Greathorse International has no plans to exit the dry bulk sector after reports of a four-capesize leaseback sale.

Brokers reported earlier this week that the company had committed the block of four to an undisclosed Chinese leasing company at $84m enbloc.

The four ships are the 180,000-dwt Tiger Jiangsu (built 2010) and the Tiger Guangdong, Tiger Shandong and Tiger Liaoning (all built 2011). All were built at China's Qingdao Beihai Shipbuilding Heavy Industry.

Graham Porter of Greathorse shareholder Tiger Group Investment confirmed that a sale and leaseback of the four capesizes is under discussion but said has not been completed.

"It is not a transaction," he told TradeWinds.

Tiger Group, a Hong Kong shipping investment company controlled by Canadian investors Porter and Gerry Wang, is the leading investor behind Shanghai-based Greathorse, which is led by chairman CC Xue.

Porter characterised the potential buyers as "usual suspects", meaning the Chinese financial leasing houses.

"Who else is buying these days?" he asked.

We are a seller of assets and equity, not a buyer. And we are very negative on scrubbers

Graham Porter

Greathorse owns and operates a fleet of chemical tankers plus a fleet of bulkers as a tonnage provider and is affiliated to Tiger's LNG container shipping project.

The company has sold down in dry bulk, most recently in the ultramax segment, and now controls a dry bulk fleet of 14 ships including four capes, three mini-capes, four panamaxes, and three ultramaxes.
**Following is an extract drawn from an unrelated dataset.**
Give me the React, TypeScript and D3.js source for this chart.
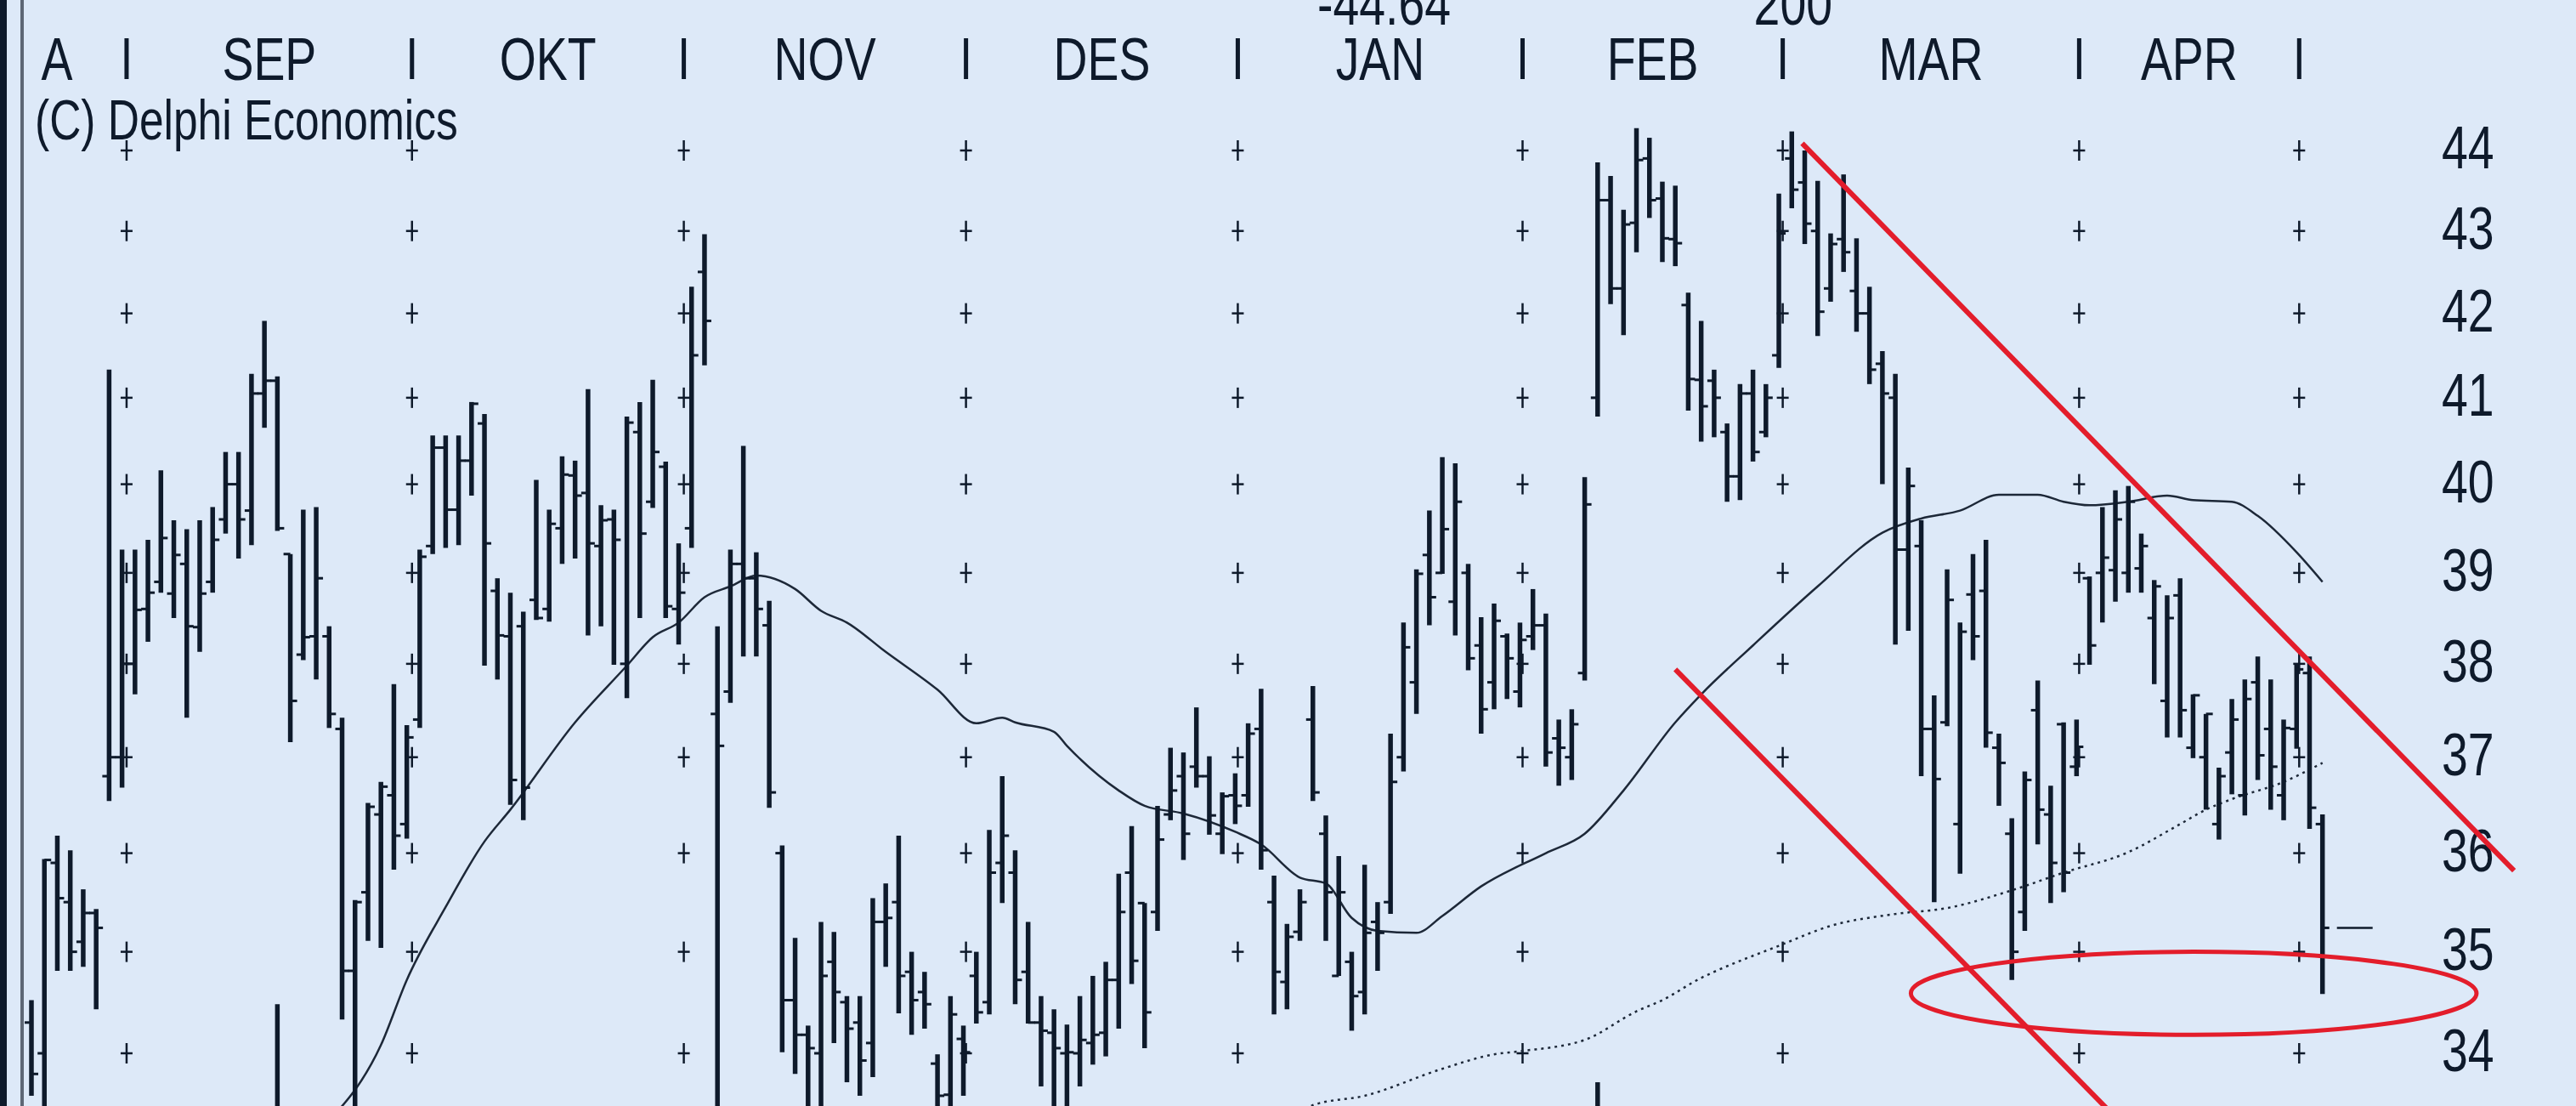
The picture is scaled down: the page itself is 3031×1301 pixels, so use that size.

"We see it as a very flat market," said Porter. "We want to keep about 10 to 15 vessels in that sector. Today we have 14 and I see it stabilising at around 10. It is not a place where we want to be overweight."

The company remains bearish in general, but especially in dry bulk.

"We are hesitant to acquire existing assets," said Porter. "We are a seller of assets and equity, not a buyer. And we are very negative on scrubbers."

He pointed to long term uncertainties, not least over decarbonisation policy.

"It all goes back to changing trade policies, and what will be the fuel of the future," he said.

Porter believes the EU could make sudden regulatory moves "much, much faster than anyone expects", imposing unilateral fuel restrictions and carbon taxes. China could do the same.

"When that change happens suddenly, you don't want to find yourself holding the wrong asset," he said.

Greathorse earlier cashed out of its containership interests, especially with the sale of its share of financial owning vehicle Greater China Intermodal Investments (GCI) to Seaspan two years ago.

But Greathorse's chemical carrier business is a sector where it will remain engaged as an operating owner, said Porter.

"It's a good business, not outperforming and not underperforming, but its a real operating business with contracts of affreightment and chartering in ships, not just a straightforward steel business," he said.